Term: Fate Sharing

The term “fate sharing” with respect to the CCDE written outline is an unfamiliar term. I’ve done a bit of research and here’s what I found.

David D. Clark defines the term fate-sharing in his paper “The Design Philosophy of the DARPA Internet Protocols” which can be found here. It’s a short paper that is well worth the effort of reading, as it explains why we have a datagram based Internet today.

Clark describes fate-sharing as the property of a system where state information is shared between the communicating entities, and if an entity is lost, all state is lost with the entity. Think of it like this: if you have a TCP connection open to a web server, and that web server dies, your TCP connection dies with it.

Think of the alternative to fate-sharing: if intermediate entities had to maintain state about the communication, you wind up with the difficult problem of replicating that state, and it doesn’t necessarily obviate all failures – only n-1 failures, where n is the number of replicated copies of that state information.

This model pushes resiliency further up the stack. Think of how your web browser handles failures at the TCP layer, it can simply be refreshed and your transaction will still (sometimes) take place on a different server. The fate-sharing philosophy also necessarily creates the datagram-based communication model we have today.

The alternative to a fate-sharing system would be one in which the state is part of the infrastructure. An example of this could be a Permanent Virtual Circuit (PVC) that 1. contains state of the communication, and 2. maintains this state in the event of a failure. This model, if applied to a protocol that is transported over the Internet, would make some details of networking easier. For example: if you set up a permanent call that reroutes, the network can guarantee a particular quality of service, and the communicating systems wouldn’t need to worry about data arriving out-of-order, etc.

Now, I don’t claim to understand all this, but that’s what I’ve been able to gather. If there are smarter folks out there please comment.

The other way I’ve heard fate-sharing described is in Russ White’s 2007 Networkers presentation – Deploying IGPs. He describes fate sharing as the coupling of hardware and software states. A good example for hosts would be virtualization: if the hardware fails, all of the virtual machines share the fate of the hardware.
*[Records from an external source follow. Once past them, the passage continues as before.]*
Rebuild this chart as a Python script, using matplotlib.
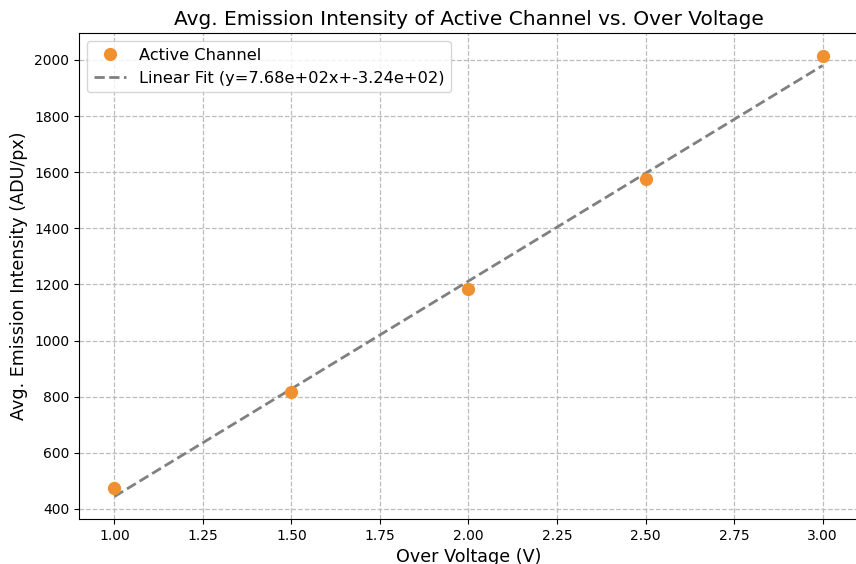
import numpy as np
import matplotlib
matplotlib.use("Agg")
import matplotlib.pyplot as plt

# Measured average emission intensity of the active channel
over_voltage = [1.0, 1.5, 2.0, 2.5, 3.0]
intensity = [474, 815, 1182, 1575, 2014]

slope, intercept = np.polyfit(over_voltage, intensity, 1)
fit_x = np.array(over_voltage)
fit_y = slope * fit_x + intercept

fig = plt.figure(figsize=(8.56, 5.64), dpi=100)
W, H = 856, 564
left, right, top, bottom = 79, 858, 33, 519
ax = fig.add_axes([left / W, 1 - bottom / H, (right - left) / W, (bottom - top) / H])

ax.plot(over_voltage, intensity, "o", color="#f0902f", markersize=8.5,
        label="Active Channel", zorder=3)
ax.plot(fit_x, fit_y, "--", color="gray", linewidth=2,
        label=f"Linear Fit (y={slope:.2e}x+{intercept:.2e})", zorder=2)

ax.set_xlim(0.9, 3.1)
ax.set_ylim(364, 2096)
ax.set_xticks(np.arange(1.0, 3.01, 0.25))
ax.set_yticks(np.arange(400, 2001, 200))
ax.grid(True, linestyle="--", color="#bcbcbc", linewidth=0.9)
ax.set_axisbelow(True)

ax.set_title("Avg. Emission Intensity of Active Channel vs. Over Voltage", fontsize=14.5)
ax.set_xlabel("Over Voltage (V)", fontsize=12.6)
ax.set_ylabel("Avg. Emission Intensity (ADU/px)", fontsize=12.6)
ax.legend(loc="upper left", fontsize=11.7)

fig.savefig("out.png", dpi=100)
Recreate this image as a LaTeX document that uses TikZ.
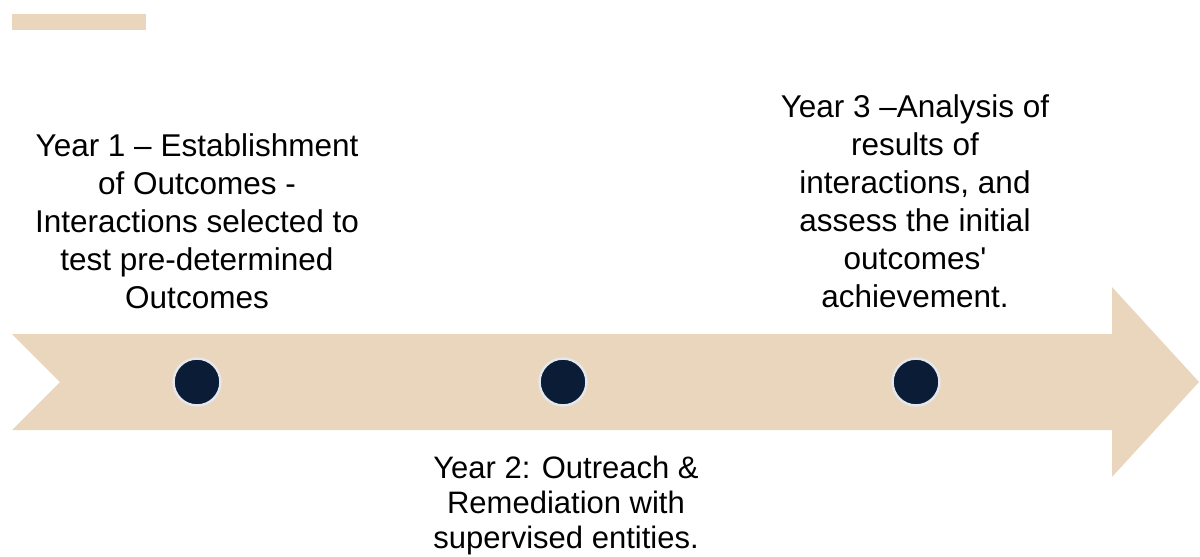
\documentclass[tikz,border=0pt]{standalone}
\usepackage{fontspec}
\setmainfont{Liberation Sans}
\definecolor{sand}{RGB}{234,213,189}
\definecolor{navy}{RGB}{11,28,54}
\definecolor{rim}{RGB}{229,231,235}
\begin{document}
\begin{tikzpicture}[x=1pt,y=-1pt,
  milestone/.style={circle,fill=navy,draw=rim,line width=2.5pt,minimum size=47pt,inner sep=0pt},
  caption/.style={align=center,inner sep=0pt,anchor=north,font=\fontsize{31.5}{38}\selectfont}]
  \useasboundingbox (0,0) rectangle (1200,557);
  % small accent bar
  \fill[sand] (12,14) rectangle (146,30);
  % timeline arrow with notched tail
  \fill[sand] (12,334) -- (1112,334) -- (1112,287) -- (1199,382)
    -- (1112,477) -- (1112,430) -- (12,430) -- (60,382) -- cycle;
  % milestones
  \node[milestone] (m1) at (197,382) {};
  \node[milestone] (m2) at (563,382) {};
  \node[milestone] (m3) at (916,382) {};
  % phase descriptions
  \node[caption] (t1) at (197,133.5) {Year 1 – Establishment\\of Outcomes -\\Interactions selected to\\test pre-determined\\Outcomes};
  \node[caption,font=\fontsize{31}{35}\selectfont] (t2) at (566,456) {Year 2: Outreach \&\\Remediation with\\supervised entities.};
  \node[caption] (t3) at (915,94) {Year 3 –Analysis of\\results of\\interactions, and\\assess the initial\\outcomes\textquotesingle\\achievement.};
\end{tikzpicture}
\end{document}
In networking terms, if a dot1q trunk or DWDM link fails, all the devices using that path exclusively fail as well.

Now the key question: How does this term apply to good network design?

A good network designer has to consider that with the datagram model of TCP/IP, reliable data transfer is the responsibility of the protocol, not necessarily the network. This may seem obvious, but it also leaves us with some problems. QoS is not necessarily enforced at all points, so RSVP was developed. Now RSVP starts to push some state information onto the network, which becomes complicated when traffic is rerouted. This runs counter to the datagram model of TCP/IP, which means our designers must balance between the ease of engineering for fate-sharing systems (because we don’t need to guarantee delivery of datagrams) with the relative complexity (and further lack of good tools to manage) of systems which contain state embedded in the network.